3. Copy required files to stick

  1. Head over to http://archive.ubuntu.com/ubuntu/dists/dapper/main/installer-i386/current/images/hd-media/ (or the appropriate directory for your distro and architecture).
  2. Grab the files “boot.img.gz”, “vmlinuz”, “initrd.gz” and copy to the root directory of the stick.
  3. Finally, get yourself any Ubuntu ISO image. If your stick is 1 GB or larger, the normal installer images (something like ubuntu-6.06-alternate-i386.iso) will fit just fine.

4. Boot and install
You’re ready to go. You might have to enter the BIOS to make sure that your machine can boot from a USB device and change the boot order. My BIOS has a “USB-HDD” option which works for sticks – this is quite common, but there are variations.

In theory the machine will now boot from your stick, GRUB will start up, find the kernel and ramdisk images, locate the ISO and the installer will run as it would from a CD. These instructions derived in large part from Rene Mayrhofer.

4 thoughts on “A USB stick, grub and Ubuntu

  1. Hi,

    a lot like the debian install guide. I followed that guide for some debian installation from a USB stick. It took 5mn with the debian-businesscard.iso (20MB) and then, netinstall once you could boot up from USB. I am not sure that ubuntu provides a net-install scheme (I am a debian user and am thiniking about using ubuntu soon, that’ why I don’t really know).

    Moreover, instead of using fdisk, use cfdisk (curses based) so that you don’t need to know all these letters for acting on your partitions.
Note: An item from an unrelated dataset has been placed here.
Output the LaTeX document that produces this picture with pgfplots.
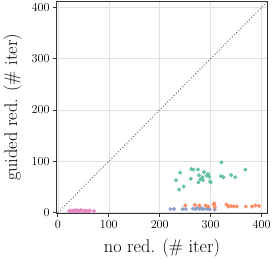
\documentclass[border=0pt]{standalone}
\usepackage{pgfplots}
\pgfplotsset{compat=1.18}
\definecolor{cgreen}{RGB}{102,194,165}
\definecolor{corange}{RGB}{252,141,98}
\definecolor{cblue}{RGB}{141,160,203}
\definecolor{cpink}{RGB}{231,138,195}
\begin{document}
\begin{tikzpicture}
\begin{axis}[
  scale only axis,
  width=208pt, height=209pt,
  xmin=-3, xmax=412, ymin=-2, ymax=412,
  xtick={0,100,200,300,400}, ytick={0,100,200,300,400},
  tick align=outside, tick pos=left,
  major tick length=3pt,
  grid=major,
  major grid style={black!12, line width=0.5pt},
  axis line style={black!80, line width=0.8pt},
  tick style={black!80, line width=0.6pt},
  ticklabel style={font=\fontsize{12}{14}\selectfont},
  label style={font=\fontsize{18}{21}\selectfont},
  xlabel={no red. (\# iter)},
  ylabel={guided red. (\# iter)},
  xlabel style={yshift=-4pt},
  ylabel style={yshift=3pt},
  every axis plot/.append style={only marks, mark=*, mark size=1.8pt},
]
\addplot[black!55, dotted, line width=1pt, no marks, sharp plot] coordinates {(0,0) (412,412)};
% green
\addplot[color=cgreen, mark options={draw=cgreen, fill=cgreen}] coordinates {
(240,78) (232,63) (247,51) (238,45) (262,85) (261,66) (275,84) (277,73)
(287,79) (284,69) (280,65) (276,59) (292,72) (295,75) (297,70) (299,61)
(321,98) (368,84) (340,73) (348,69) (320,71) (325,69) (285,63) (266,84) (300,59)
};
% blue
\addplot[color=cblue, mark options={draw=cblue, fill=cblue}] coordinates {
(221,7) (228,7) (245,7) (251,7) (265,8) (270,7) (274,9) (278,7) (282,8)
(285,7) (291,8) (295,7) (298,7) (308,6)
};
% orange
\addplot[color=corange, mark options={draw=corange, fill=corange}] coordinates {
(250,14) (269,15) (278,14) (290,14) (295,12) (306,16) (307,18) (308,11)
(331,16) (335,12) (340,13) (345,12) (351,12) (369,12) (381,12) (388,14) (395,13)
};
% pink
\addplot[color=cpink, mark options={draw=cpink, fill=cpink}] coordinates {
(22,3) (25,4) (28,3) (31,4) (34,3) (36,5) (38,3) (41,4) (43,3) (45,5)
(48,3) (50,4) (53,3) (56,4) (60,3) (63,4) (71,3)
};
\end{axis}
\end{tikzpicture}
\end{document}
Just type cfdisk /dev/sda, and you’ll get a nice interface :)

  2. Yes, there are lots of similar guides around. These notes are just my attempt to condense the other guides into something that I can use, for future reference. I wouldn’t normally even bother, were it not for the problem with the CD drive.

    Ubuntu does provide a net install – after all Ubuntu is very similar to Debian, just better packaged and more up to date.

  3. Thanks alot for this. It helped me install onto a laptop that had no boot mechanism. I have blogged about this blog on my blog, I hope that’s ok and that’s too much “blog” in one sentence

  4. Much thanks. Having problems w/ a laptop, and was unsuccessful at making a bootable usb drive. These notes are much clearer than other guides, so I believe I see my problem. Going to try again this evening.